Exercise 2.2.5 If \(1_H\) is the identity of \(H\), then it must be the case that \(1_H 1_H = 1_H\). When this is regarded as an equality in \(G\), we can cancel \(1_H\) from both sides to obtain \(1_H = 1_G\). Analogously, if \(a \in H\) and \(a^*\) denotes the inverse of \(a\) in \(H\), then \(aa^* = 1_H = 1_G\). Left-multiplying both sides by the element \(a^{-1}\) (the inverse of \(a\) in \(G\)) yields \(a^* = a^{-1}\).
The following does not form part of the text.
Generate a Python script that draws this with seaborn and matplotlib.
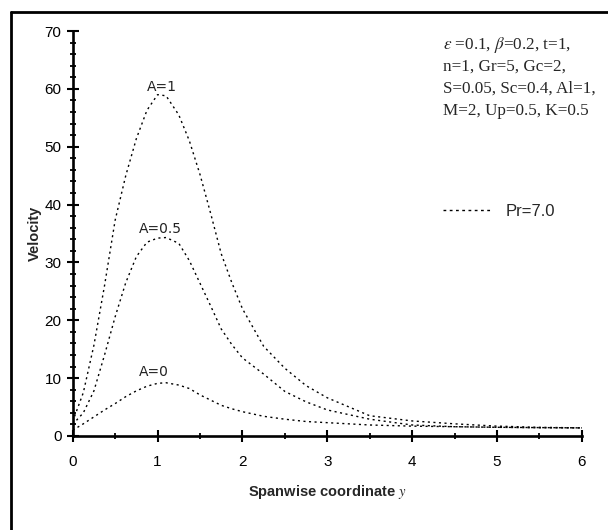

Exercise 2.2.6 The element 1 is the identity in \(G^\circ\) since \(1*a = a1 = a\) and \(a*1 = 1a = a\) for all \(a \in G^\circ\). If \(a \in G^\circ\) then the inverse element \(a^{-1}\) in \(G\) is also the inverse in \(G^\circ\) since \(a*a^{-1} = a^{-1}a = 1\) and \(a^{-1}*a = aa^{-1} = 1\). If \(a, b, c \in G^\circ\) then \(a*(b*c) = (b*c)a = (cb)a = c(ba) = (ba)*c = (a*b)*c\), so \(*\) is associative. We conclude that \((G^\circ, *)\) is a group.